MISCELLANEOUS OCCUPATIONS

HOTELS AND RESTAURANTS

Hotels and restaurants are quite common in towns and big villages. The urbanization of population following the growth of industries, is responsible to a great extent for the rise of hotels and restaurants. A number of industries sprang up in and around towns with the result that people from distant areas flocked in at such places, leaving their families at their native places. To provide meals, eatables, beverages to these people, hotels and restaurants came into existence.

Another factor that is responsible for the growth of hotels is the rapid change in the fashions, tastes and likings of the people.

The 1951 Census enumerated 1,567 persons engaged in this occupation while the 1961 Census recorded their number at 768. This number includes only waiters and related workers.

In recent years, hotels have made deep inroads in distant villages. They are not hotels in the strict sense of the term but are in the nature of small tea-shops managed by proprietors with limited means. They are usually situated near the bus-stops, and are generally housed in huts. Benches and chairs, generally obsolete, are placed for the convenience of the customers. They are equipped with a few pots, a kettle or two, a stove and trays to keep dry eatables, such as. chivda, bhaji, etc.
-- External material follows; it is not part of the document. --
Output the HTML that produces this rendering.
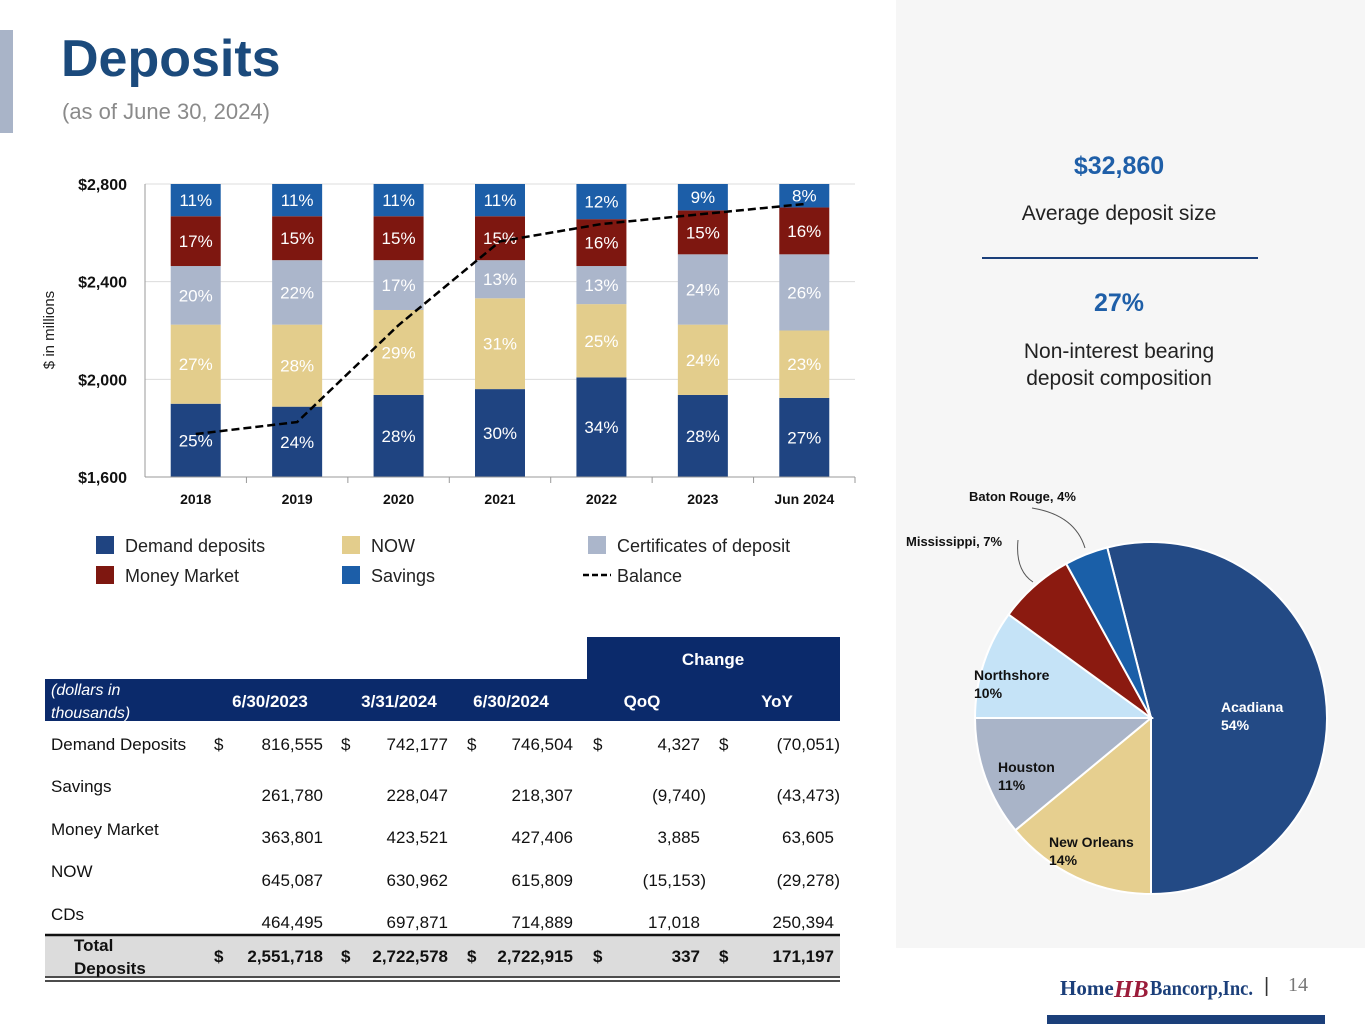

They provide milk, tea, coffee, etc. Very few of them also provide dry-dishes such as sheo, chivda and bhaji. The business and the area of service is limited. They earn an income, ranging between Rs. 125 and Rs. 200 per month.

Hotels in cities and towns in the district, present an altogether different-picture than the small tea-shops in villages described above. They are bigger, well-equipped with good items of furniture, in many cases covered with sunmica sheets, electric fans, etc. They have a good number of utensils, generally of stainless steel. They have radio sets, show-cases, and they provide various sweet-meals. beverages and snacks, However, excepting a few cases, the hotels in Dhulia district do not present so good an appearance and are not so well-equipped as those in cities like Bombay, Poona or Nagpur.

The material required includes such items as tea, coffee, sugar, milk, ovaltine, gram-flour, oil, salt, vegetables, spices vanaspati oil, etc. The amount spent on them differs widely in case of different hotels depending more or less on the size of the hotel and its turn-over. The latter in turn depends on the quality of the items served and the location- The value of these items ranges between Rs.300 and Rs. 800 per month. Most of these establishments are housed in rented premises in cities and towns, the rent varying between Rs. 20 and Rs. 80 per month. Taking all these items of expenditure, the income of the establishment varies somewhere between Rs. 1.50 and Rs. 600 per month.

Tables, chairs, cupboards, show-cases, cups, and saucers, big utensils, frying pans and strainers comprise the main tools and equipment. The expenditure on these items is of a fixed nature. This expenditure too, depends, to a great extent, on the size of the establishment and varies, generally, between Rs. 500 and Rs. 2,500.

The establishments employ hired labourers to man different specific jobs. Cooks and waiters come under these categories. For doing odd jobs such as cleaning tables and the floor, serving water to the customers, etc., boys above 15 years are employed. Cooks and waiters are paid monthly wages ranging between Rs. 60 and Rs. 90 with snacks twice a day. Others are paid daily wages from Re. 1 to Rs. 1.50 with snacks twice a day.